Chissà come dev’essere frustrante aspettare una vita per qualcosa che non succederà mai. Chissà come dev’essere terribile vedere il proprio sogno infrangersi fra le lamiere. Chissà come dev’essere mortifera la telefonata, a casa, di una persona che non hai mai sentito in vita tua, che per la prima volta ti chiama e ti comunica che «Signora, guardi, si è schiantato l’aereo che trasportava suo marito. No, signora, non si agiti, faremo il possibile». Chissà quanto dev’essere tremendo, in una redazione, accendere la televisione e vedere che un tuo collega, sei colleghi, quattro colleghi, venti colleghi sono morti per fare ciò che più li appassiona: raccontare.
Già, perché quello che separa noi da voi è poco: noi scriviamo ciò che voi fate, forse perché non siamo più capaci di farlo o forse perché non lo siamo mai stati («Uno fa il critico se non può fare l’artista», per citare personaggi di altro spessore culturale); noi raccontiamo le vostre gesta, forse perché siete gli eroi omerici di questi secoli o forse perché ci sentiamo in dovere verso chi non può essere lì; noi parliamo di voi quotidianamente, forse perché la nostra professione ce lo impone o forse perché, e qui casca l’asino, questa è una passione malsana.
Sì, non credo ci sia molto altro da chiedersi: la nostra è solo passione, malattia, anche una sorta di perversione, perché che gusto ci sarà a raccontare di ventidue che inseguono un pallone, facendo ciò che vorresti ma non puoi fare al posto loro – per evidenti limiti tecnici, fisici etc., proprio me lo devi spiegare. Siamo i voyeur del mondo sportivo e poco ce ne importa, perché amiamo troppo questo mestiere: nessuno può raccontare una cosa se da questa non trae giovamento, passione, in un certo senso quella ???????? che i Greci provavano in teatro e che noi viviamo ogni domenica. «Non di solo pane vivrà l’uomo», diceva Cristo al demonio tentatore, «ma di ogni pallone che rotolerà su una qualunque superficie piana», aggiungeremmo noi tutti che facciamo del raccontare il nostro mestiere, la nostra passione: gli anni trascorsi a lavorare senza compenso, quelli a rigaggio o a battuta, le nottate in redazione a trovare il risultato tra quella squadra al confine con la Basilicata e quell’altra sulla costa tirrenica vicino Crotone che si sfidano solo perché i gironi di Terza Categoria sono fatti proprio benissimo, guarda, gli occhi che si chiudono davanti all’ennesima partita da vedere, l’iter burocratico per diventare pubblicista, poi giornalista, i fallimenti dei giornali, la rinuncia, il sogno che svanisce, la vita normale. E allora di nuovo a chiedercelo, di nuovo a domandarsi a cosa serva buttare sangue sui nostri PC, sbattendo le dita sui tasti ogni giorno in modo più forte, ogni giorno con più rabbia e frustrazione in corpo, se poi il fine ultimo è la vita normale. Quella di chi ieri ha perso la vita nel volo schiantatosi a Medellin era la vita di chi ce l’aveva fatta: sei della FOX, tre di TV Globo, quattro di RBS, due di Radio Super Condà, uno di Radio West Capital, uno di Radio Chapecò, altri due ancora. Loro erano riusciti a raccontare la finale di andata della Copa Sudamericana, come se io, fra quindici anni, dovessi raccontare la finale di Europa League: il destino è beffardo, bugiardo, infame, ed il loro sogno si è spezzato, andato in fumo come le macerie di quell’aereo che li trasportava, insieme alla squadra, verso Medellìn.

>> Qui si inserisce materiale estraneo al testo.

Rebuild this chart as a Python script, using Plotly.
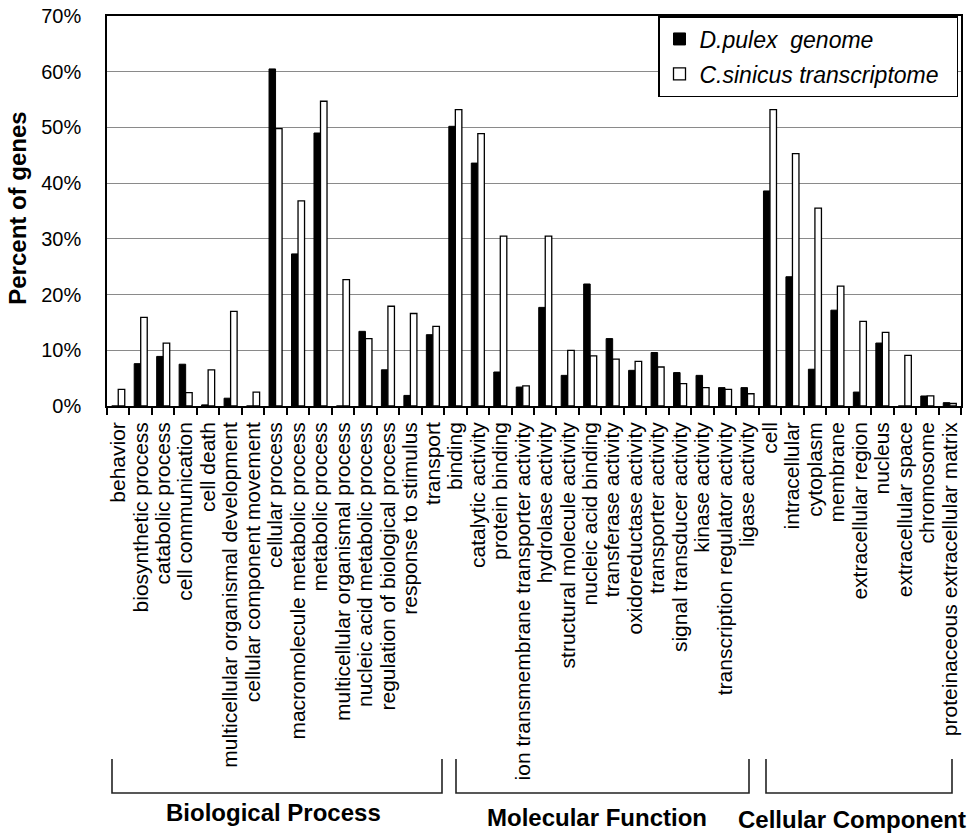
import plotly.graph_objects as go

# GO term categories, in plotting order
bio_process = [
    "behavior", "biosynthetic process", "catabolic process", "cell communication",
    "cell death", "multicellular organismal development", "cellular component movement",
    "cellular process", "macromolecule metabolic process", "metabolic process",
    "multicellular organismal process", "nucleic acid metabolic process",
    "regulation of biological process", "response to stimulus", "transport",
]
mol_function = [
    "binding", "catalytic activity", "protein binding",
    "ion transmembrane transporter activity", "hydrolase activity",
    "structural molecule activity", "nucleic acid binding", "transferase activity",
    "oxidoreductase activity", "transporter activity", "signal transducer activity",
    "kinase activity", "transcription regulator activity", "ligase activity",
]
cell_component = [
    "cell", "intracellular", "cytoplasm", "membrane", "extracellular region",
    "nucleus", "extracellular space", "chromosome", "proteinaceous extracellular matrix",
]
categories = bio_process + mol_function + cell_component

# Percent of genes per category
dpulex_genome = [
    0.0, 7.6, 8.9, 7.5, 0.2, 1.4, 0.0, 60.5, 27.3, 49.0, 0.0, 13.4, 6.5, 1.9, 12.8,
    50.2, 43.6, 6.1, 3.4, 17.7, 5.5, 21.9, 12.1, 6.4, 9.6, 6.0, 5.5, 3.3, 3.3,
    38.6, 23.2, 6.6, 17.2, 2.5, 11.3, 0.0, 1.8, 0.6,
]
csinicus_transcriptome = [
    3.0, 15.9, 11.3, 2.4, 6.5, 17.0, 2.5, 49.8, 36.8, 54.7, 22.7, 12.1, 17.9, 16.6, 14.3,
    53.2, 48.9, 30.5, 3.6, 30.5, 10.0, 9.0, 8.4, 8.0, 7.0, 4.0, 3.3, 3.0, 2.2,
    53.2, 45.3, 35.5, 21.5, 15.2, 13.2, 9.1, 1.8, 0.45,
]

group_names = ["Biological Process", "Molecular Function", "Cellular Component"]
y_ticks = [0, 10, 20, 30, 40, 50, 60, 70]

FONT = "Liberation Sans, Arial, sans-serif"
W, H = 973, 835
ML, MR, MT, MB = 107, 12, 16, 428.5
PW, PH = W - ML - MR, H - MT - MB


def px_x(x):
    return (x - ML) / PW


def px_y(y):
    return (H - MB - y) / PH


fig = go.Figure()
fig.add_trace(go.Bar(
    x=categories, y=dpulex_genome, name="D.pulex\u00a0 genome",
    marker=dict(color="black", line=dict(color="black", width=1)),
    legendgroup="a",
))
fig.add_trace(go.Bar(
    x=categories, y=csinicus_transcriptome, name="C.sinicus transcriptome\u00a0\u00a0",
    marker=dict(color="white", line=dict(color="black", width=1.3)),
    legendgroup="b",
))

# brackets beneath the category labels: (left px, right px, label centre px, label y px)
brackets = [
    (112, 442, 273, 814),
    (456, 749, 597, 819),
    (766, 952, 852, 821),
]
top_y, bot_y = 760, 794
for (x0, x1, xc, yc), name in zip(brackets, group_names):
    path = (f"M {px_x(x0)},{px_y(top_y)} L {px_x(x0)},{px_y(bot_y)} "
            f"L {px_x(x1)},{px_y(bot_y)} L {px_x(x1)},{px_y(top_y)}")
    fig.add_shape(type="path", path=path, xref="paper", yref="paper",
                  line=dict(color="#222", width=1.6))
    fig.add_annotation(text=f"<b>{name}</b>", x=px_x(xc), y=px_y(yc),
                       xref="paper", yref="paper", showarrow=False,
                       xanchor="center", yanchor="middle",
                       font=dict(family=FONT, size=24, color="black"))

fig.add_annotation(text="<b>Percent of genes</b>", x=px_x(18), y=px_y(209),
                   xref="paper", yref="paper", showarrow=False, textangle=-90,
                   xanchor="center", yanchor="middle",
                   font=dict(family=FONT, size=24, color="black"))

fig.update_layout(
    width=W, height=H,
    margin=dict(l=ML, r=MR, t=MT, b=MB, pad=0, autoexpand=False),
    paper_bgcolor="white", plot_bgcolor="white",
    barmode="group", bargap=0.42, bargroupgap=0,
    font=dict(family=FONT, color="black"),
    legend=dict(
        x=px_x(958), xanchor="right", y=1, yanchor="top",
        bgcolor="white", bordercolor="black", borderwidth=1.5,
        font=dict(family=FONT, size=23, color="black", style="italic"),
        tracegroupgap=2,
    ),
    showlegend=True,
)
fig.update_xaxes(
    type="category", tickmode="array", tickvals=categories, ticktext=categories,
    tickangle=-90, tickson="boundaries",
    ticks="outside", ticklen=7, tickwidth=1.5, tickcolor="black",
    showline=True, linecolor="black", linewidth=1.5, mirror=True,
    showgrid=False, ticklabelstandoff=6, automargin=False,
    tickfont=dict(family=FONT, size=21, color="black"),
)
fig.update_yaxes(
    range=[0, 70], tickvals=y_ticks, ticktext=[f"{v}%" for v in y_ticks],
    showgrid=True, gridcolor="#8a8a8a", gridwidth=1.3,
    showline=True, linecolor="black", linewidth=1.5, mirror=True,
    ticks="", zeroline=False, ticklabelstandoff=20, automargin=False,
    tickfont=dict(family=FONT, size=20, color="black"),
)

fig.write_html("out.html")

Ma i media, la maggior parte dei media, di loro ha taciuto: un tradimento dalla cosa che più hai amato. È per questo che Victorino Chermont, Lilacio Pereira Jr., Rodrigo Santana Gonçalves, Màrio Sérgio, Paulo Clement, Guilherme Marques, Guilherme Van der Laars, Ari de Araùjo Jr., Laion Espìndola, Giovane Klein Victoria, André Podiacki, Bruno Mauri da Silva, Djalma Araujo Neto, Renan Agnolin, Gelson Galiotto, Fernando Schardong, Douglas Dorneles, Edson Ebenily Jacir Biavatti ed Ivan Carlo Agnoletto meritano, così come gli altri, un ricordo adeguato, «un dolore uguale al mio»: perché loro, dopo anni, ce l’avevano fatta, e la passione che li ha strappati alla vita li consegnerà all’immortalità. A voi.